In the field of 3D computer graphics, the Unified Shader Model (known in Direct3D 10 as "Shader Model 4.0") refers to a form of shader hardware in a graphical processing unit (GPU) where all of the shader stages in the rendering pipeline (geometry, vertex, pixel, etc.) have the same capabilities. They can all read textures and buffers, and they use instruction sets that are almost identical.
Earlier GPUs generally included two types of shader hardware, with the vertex shaders having considerably more instructions than the simpler pixel shaders. This lowered the cost of implementation of the GPU as a whole, and allowed more shaders in total on a single unit. This was at the cost of making the system less flexible, and sometimes leaving one set of shaders idle if the workload used one more than the other. As improvements in fabrication continued, this distinction became less useful. ATI Technologies introduced a unified architecture on the hardware they developed for the Xbox 360, and then introduced this in card form in the TeraScale line. Nvidia quickly followed with their Tesla design. The concept has been universal since then.

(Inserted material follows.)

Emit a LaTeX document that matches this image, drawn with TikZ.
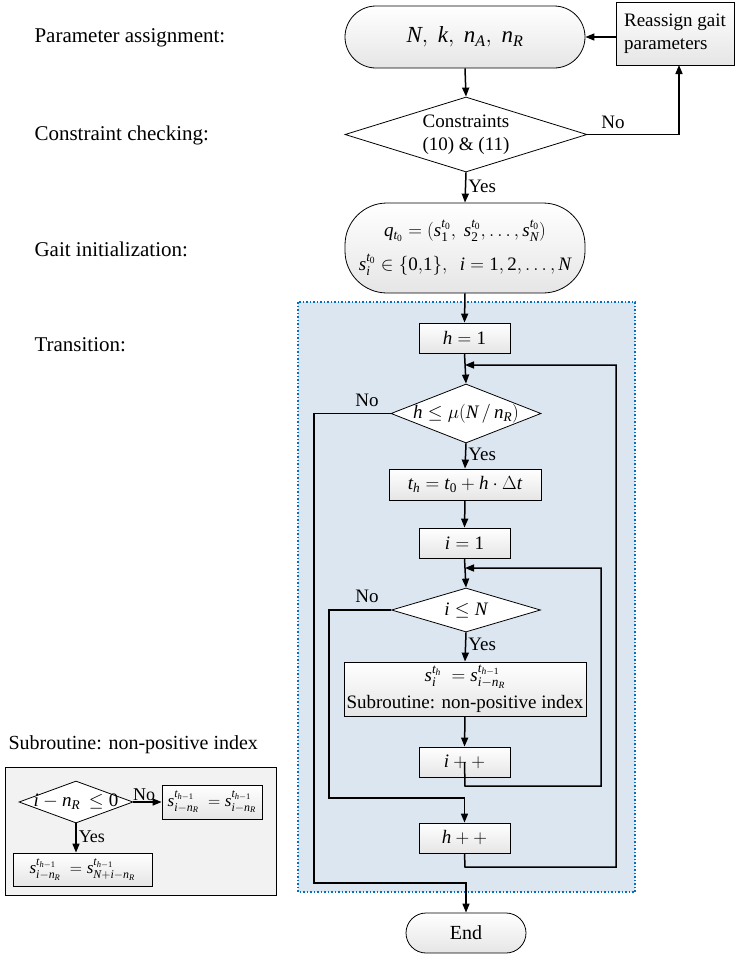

Early shader abstractions (such as Shader Model 1.x) used very different instruction sets for vertex and pixel shaders, with vertex shaders having much more flexible instruction set. Later shader models (such as Shader Model 2.x and 3.0) reduced the differences, approaching Unified Shader Model. Even in the Unified model the instruction set may not be completely the same between different shader types; different shader stages may have a few distinctions. Fragment/pixel shaders can compute implicit texture coordinate gradients, while geometry shaders can emit rendering primitives.
Unified Shading Architecture is a hardware design by which all shader processing units of a piece of graphics hardware are capable of handling any type of shading tasks. Most often Unified Shading Architecture hardware is composed of an array of computing units and some form of dynamic scheduling/load balancing system that ensures that all of the computational units are kept working as often as possible.